If you know me, have heard one of my presentations, or read my papers, you know that I like to categorize things – put them into buckets. The same is true for the types of plastic component failure. I have identified what I believe are the six principal types of plastic failure. These include:
Deformation or Distortion: While in service, and under conditions of continuous stress or strain, dimensional changes can take place within a plastic component over time. This can occur through creep or stress relaxation. The change in dimension can result in improper fit or interference between mating components, resulting in failure.
Aesthetic Alteration: Although not often thought of as failure, the change of the appearance of a component, particularly one used by consumers, is a definite failure. For example, a piece of consumer electronics designed to have a branded bright white appearance that changes to a straw yellow coloration can be unacceptable.
Molecular Degradation: Molecular Degradation is the deleterious alteration of the molecular structure within a polymeric material as the result of a chemical reaction. Molecular degradation permanently alters the material and can result in the inability of a component, machine, or process to function properly, such that a component that can no longer perform its intended function safely.
Wear: Wear is the removal of material from or the impairment of a solid surface resulting from friction or impact.
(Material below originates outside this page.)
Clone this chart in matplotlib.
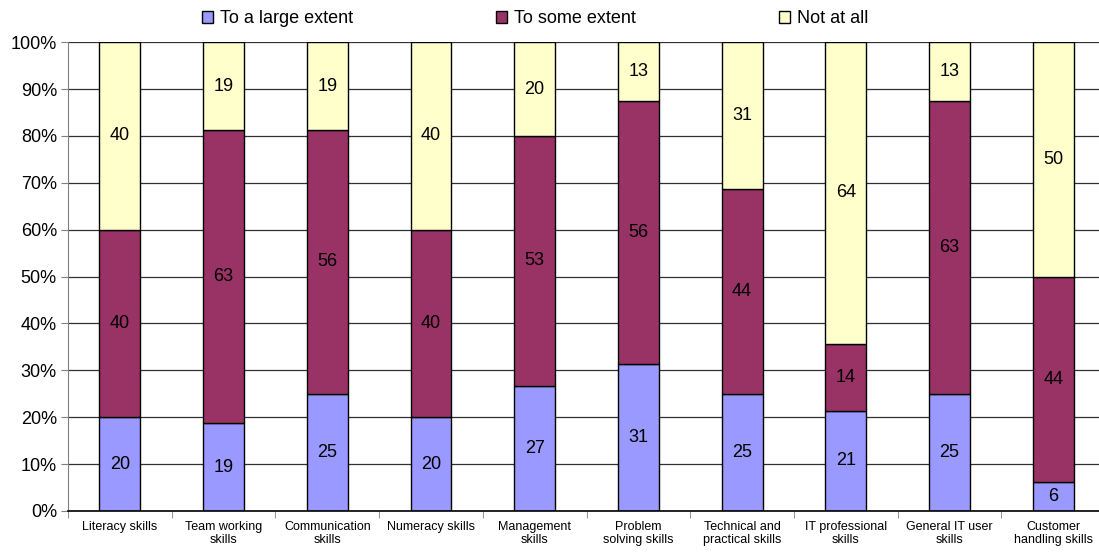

When surfaces slide over one another, they not only experience friction, they also wear. Material is lost from both surfaces, even when one is much harder than the other.
Fracture: This is the most commonly thought of mode of plastic failure. Cracking or fracture results when the stresses applied to the plastic component exceeded the strength of the material under the conditions of application. This can include such failure mechanism as overload, creep rupture, impact, fatigue, and environmental stress cracking.
Formulation Modification: This occurs when the composition of the plastic material is changed due to field service or exposure to other environmental conditions. For example, the absorption of water into nylon can significantly alter the properties of the material, rendering it unsuitable. Likewise, exposure to chemicals or solvents can result in additive abstraction again, significantly changing the composition and resulting material properties of the plastic.